# how do i forget?



## jenn123 (Sep 28, 2008)

Towards the end of last year my husband and I went through a very tough time. I copied and pasted my original post from back then so you know what happened. It'll be at the end of this post. 

It's been about 8 months since all of this happened. We separated for a while and eventually reconciled. It was rough at first but we made it through and things are great between us now. We are now very happy and we are there for each other all the time. As a couple things really couldn't be much better. 

My problem is that whenever he isn't around I find that the memories of everything that happened always pop into my head. I don't purposely think about it...it's the last thing I want to think about. Things just remind me about it and then I can't help it. I depresses me and pretty much ruins my day. I feel like I just can't let it go...I've forgiven him but whenever I feel like this it makes me feel like I'm starting all over again. 

I know I should probably see a counselor but I can't afford it right now. I haven't talked about this with my husband yet because I don't want to think about it when he's there. For whatever reason, these memories don't appear when he's with me. Should I talk about it with him? I need to talk to someone...maybe that's the key to letting it all go once and for all. 

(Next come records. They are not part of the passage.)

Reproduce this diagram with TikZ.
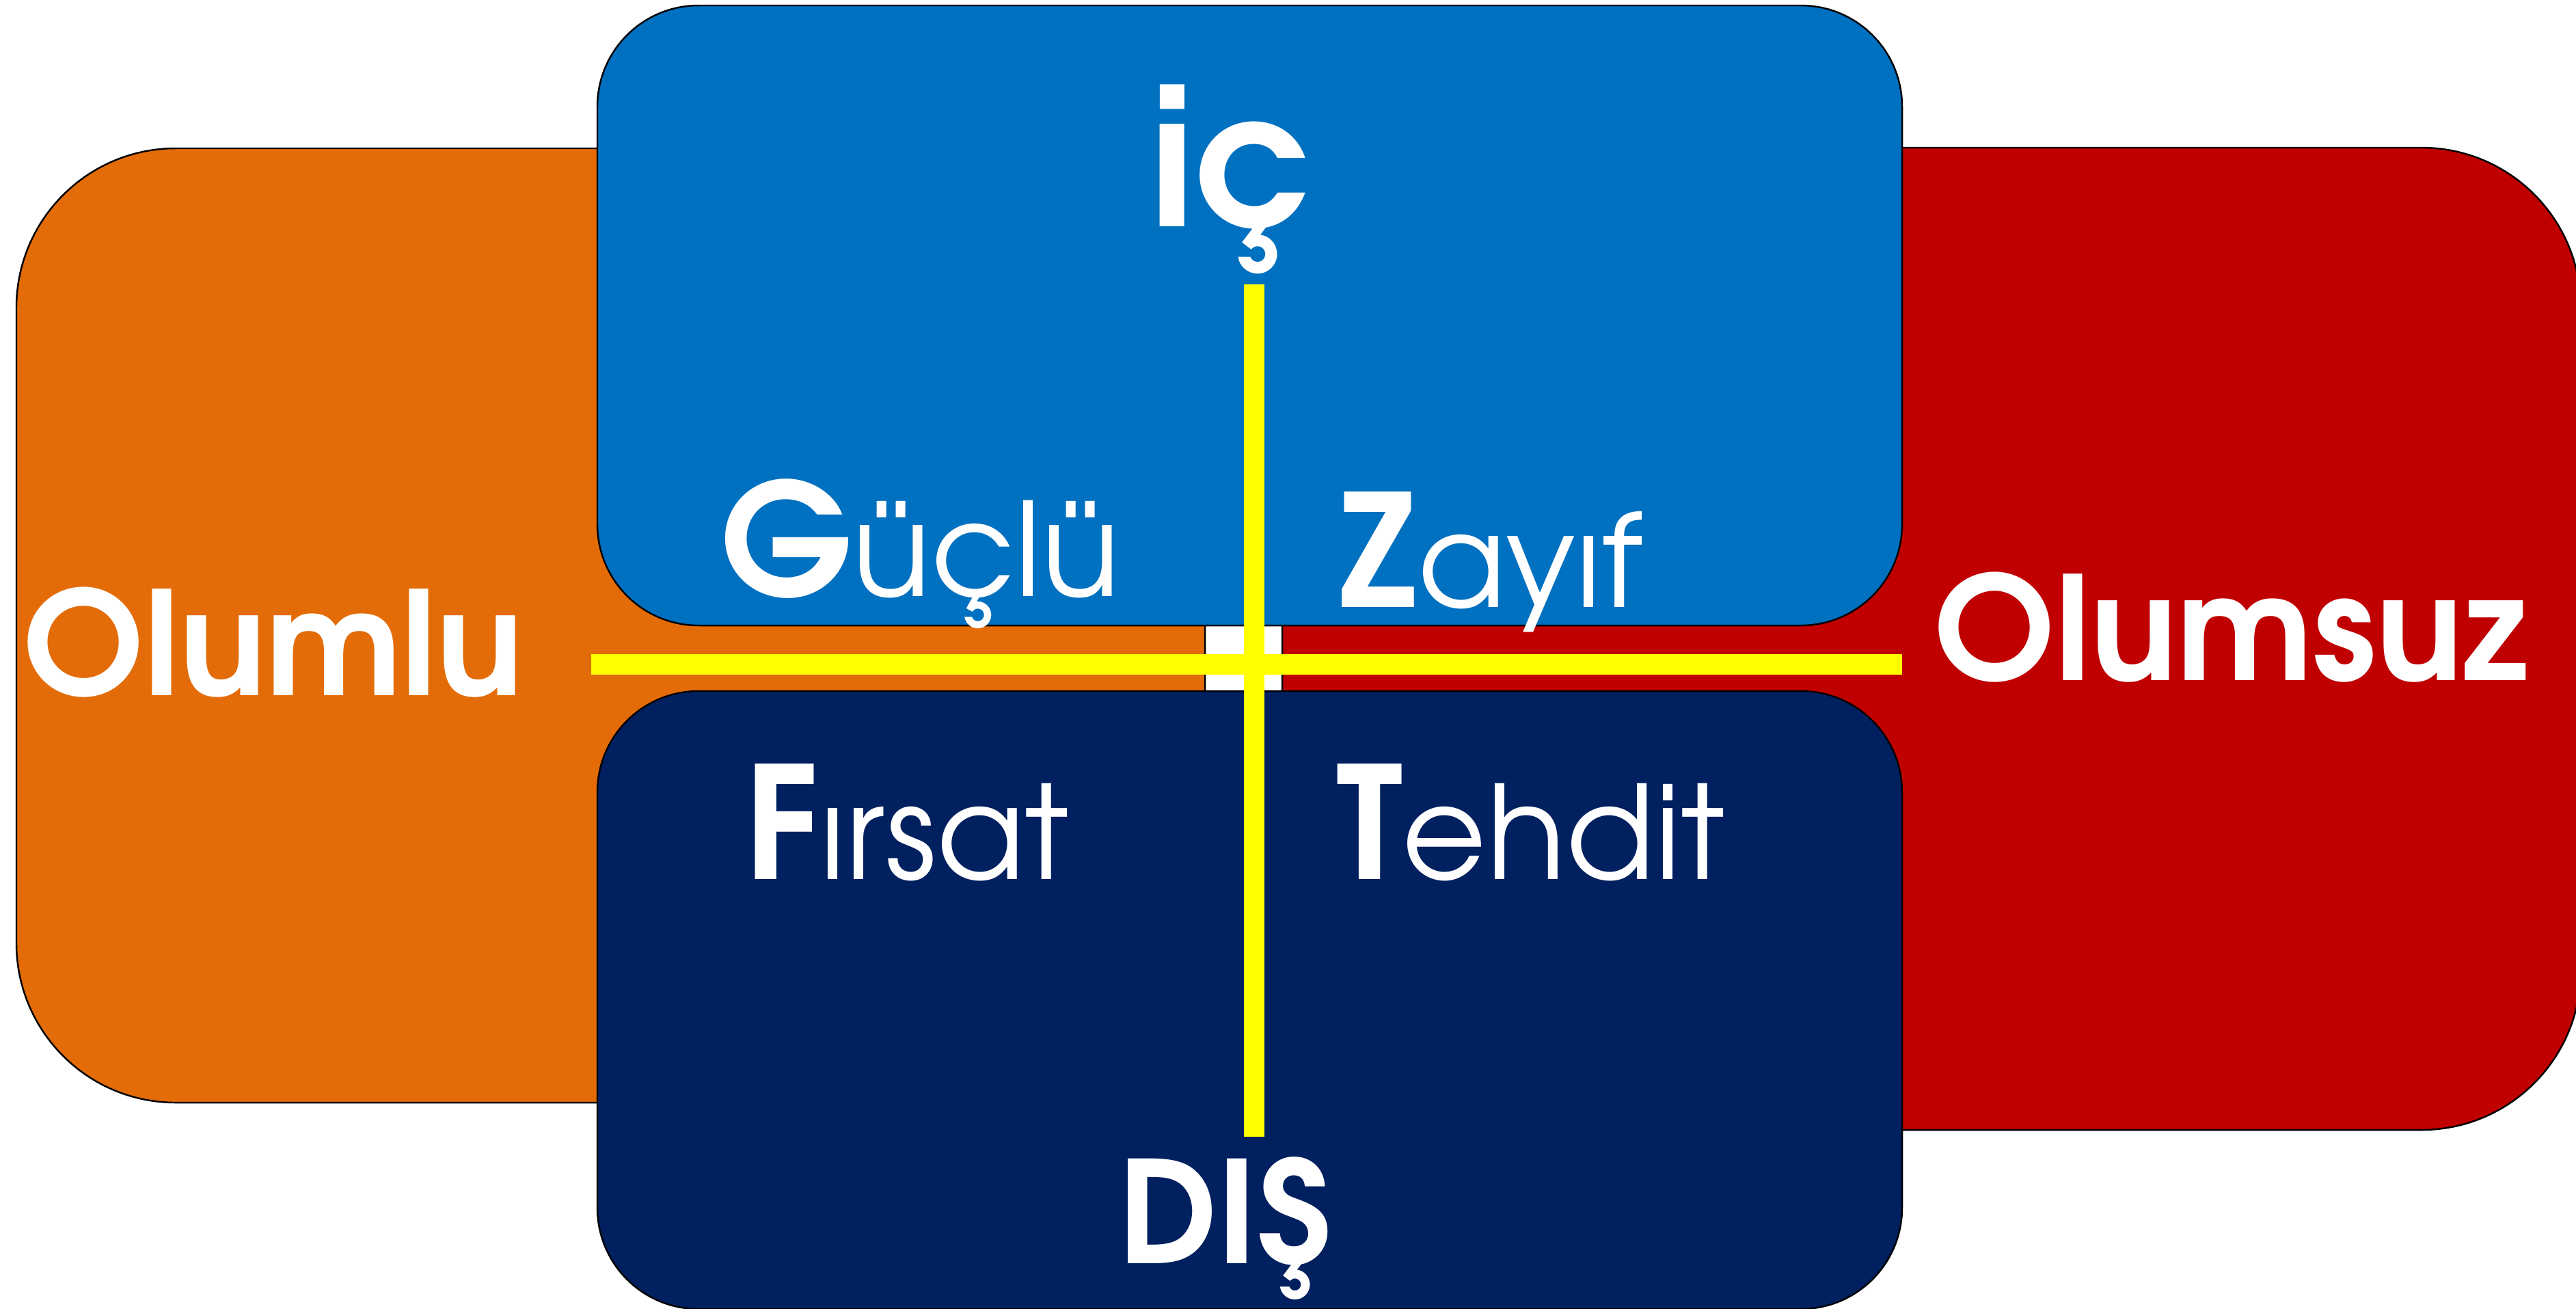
\documentclass[tikz,border=0pt]{standalone}
\usepackage{fontspec}
\setmainfont{texgyreadventor}[Extension=.otf, UprightFont=*-regular, BoldFont=*-bold]
\definecolor{swotOrange}{HTML}{E36C09}
\definecolor{swotRed}{HTML}{C00000}
\definecolor{swotBlue}{HTML}{0070C0}
\definecolor{swotNavy}{HTML}{002060}
\definecolor{swotYellow}{HTML}{FFFF00}
\newcommand\swotInit{\fontsize{65}{65}\selectfont\bfseries}
\newcommand\swotRest{\fontsize{54}{54}\selectfont\mdseries}
\begin{document}
\begin{tikzpicture}[x=0.01cm, y=-0.01cm,
  panel/.style={draw=black, line width=0.7pt},
  bar/.style={draw=swotYellow, line width=0.3cm},
  word/.style={text=white, inner sep=0pt, anchor=base west}]
\useasboundingbox (0,0) rectangle (3769,1914);
\begin{scope}
\clip (0,0) rectangle (3769,1914);
% side panels
\draw[panel, fill=swotOrange, rounded corners=2.33cm] (24,217) rectangle (1763,1613);
\draw[panel, fill=swotRed, rounded corners=2.33cm] (1876,216) rectangle (3776,1653);
% inner panels
\draw[panel, fill=swotBlue, rounded corners=1.48cm] (874,8) rectangle (2783,915);
\draw[panel, fill=swotNavy, rounded corners=1.48cm] (874,1011) rectangle (2783,1915);
\end{scope}
% cross bars
\coordinate (vtop) at (1834.5,416);
\coordinate (vbot) at (1834.5,1663);
\coordinate (hleft) at (865,971.5);
\coordinate (hright) at (2783,971.5);
\draw[bar] (vtop) -- (vbot);
\draw[bar] (hleft) -- (hright);
% labels
\node[word] (ic) at (1682,331) {\fontsize{77}{77}\selectfont\bfseries iç};
\node[word] (dis) at (1636,1848) {\fontsize{59}{59}\selectfont\bfseries DIŞ};
\node[word] (olumlu) at (34,1017) {\fontsize{60}{60}\selectfont\bfseries Olumlu};
\node[word] (olumsuz) at (2830,995) {\fontsize{60}{60}\selectfont\bfseries Olumsuz};
\node[word] (guclu) at (1054,872) {{\swotInit G}{\swotRest üçlü}};
\node[word] (zayif) at (1959,888) {{\swotInit Z}{\swotRest ayıf}};
\node[word] (firsat) at (1089,1286) {{\swotInit F}{\swotRest ırsat}};
\node[word] (tehdit) at (1955,1286) {{\swotInit T}{\swotRest ehdit}};
\end{tikzpicture}
\end{document}
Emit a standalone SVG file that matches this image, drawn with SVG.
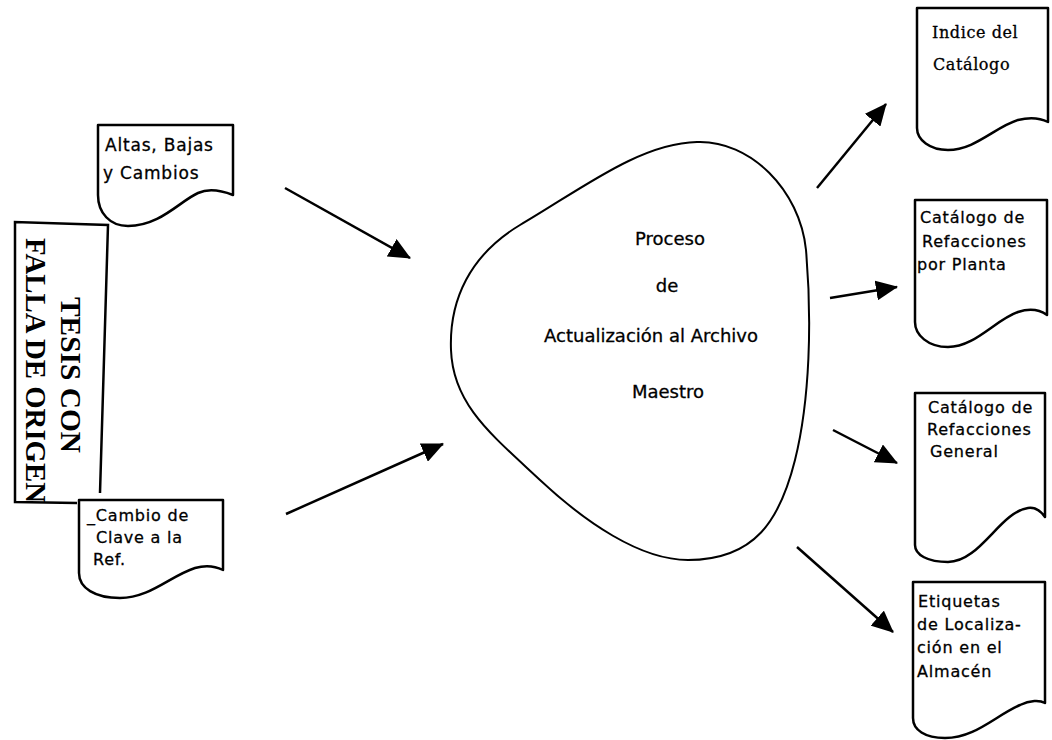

((My husband and I have been together for almost 9 years. We've been married for about a year and a half. He has recently started working with a new colleague who is a woman. This has never been a problem in the past but something about his relationship with her was bothering me. They exchanged phone numbers fairly soon after she started working there and were texting each other all the time. He would come home from work (after being with her all day) and text her throughout the evening. I thought this was a little odd and I was beginning to feel neglected. I mentioned it to him but he didn't stop. After a couple weeks he started behaving strange...telling me his boss was constantly changing his schedule and making plans and then changing them suddenly. Finally one day he told me he was going straight to a friend's house after work and that he'd call me when he was leaving work. I was looking forward to the call so when it didn't come I called him. He said that he was stopping to get gas and that he had to go. I didn't think anything of this until I got onto our bank's website to pay some bills and checked the status of our checking account. I noticed that he deposited his paycheck at a bank in a strange town that I didn't recognize. I thought this was odd and checked a map to see where it is and saw that it was in the opposite direction than he should've been heading....and he had not gotten gas. I called him...really suspicious now...and asked him where he was. He stuck to his original story until he finally broke and told me the truth. The truth was that he was out with her...going to see a movie and he said that he lied to me because he thought I'd get upset if he wanted to hang out with her...I wouldn't have if he had come right out with it though. 
Anyway...now that we've gotten a chance to talk about everything he's told me that he has feelings for her. He says he doesn't love her but he thinks that maybe he could. He said it's mostly an emotional connection and very little physical. He says that he did not act on any of these feelings and I believe him. I truly believe he is telling me the truth. He feels like we have been growing apart and that he hasn't been happy with the way our relationship has been for quite some time now. I told him I want to work on it...I want to save our marriage because I love him and I want this to work. He said that half of him wants to work on our relationship and the other half wants to see what he could have with his colleague))


----------



## JDPreacher (Feb 27, 2009)

Sadly you will probably never forget...there will always be triggers and memories...the only positive thing is, they will fade to some degree over time. 

If you haven't forgiven him, then that's a place to start...and find out what emotional connection he was missing. It's unusual but not unlikely for a guy to have an affair for emotional reasons, it's usually about the sex.

Talk to him, let him know how you're feeling...give him the chance to set your mind at ease and make you feel like you're the center of his world. That's something he should be doing anyway but now, with you feeling like you do, he needs to do even more.

If you find you really are struggling to cope with this...there are mental health programs that are income based and can be found in the phone book or if you have a family doctor, call them and ask who they would recommend.

Blessed Be,
Preacher


----------



## lisakifttherapy (Jul 31, 2007)

You don't forget but over the time the wounds can feel less painful. If things are going well with you two - that's great. I would assume he'd be willing and interested in helping you to continue to heal. If so, tell him when you're having a hard time. Share your feeling with him. It's normal for there to be ups and downs in the aftermath of betrayal like this.

Bottom line: It takes work but if you both love each other and are committed to getting past this - it can be done! You might see if you can find low fee counseling agencies in your area to see somebody as a couple.


----------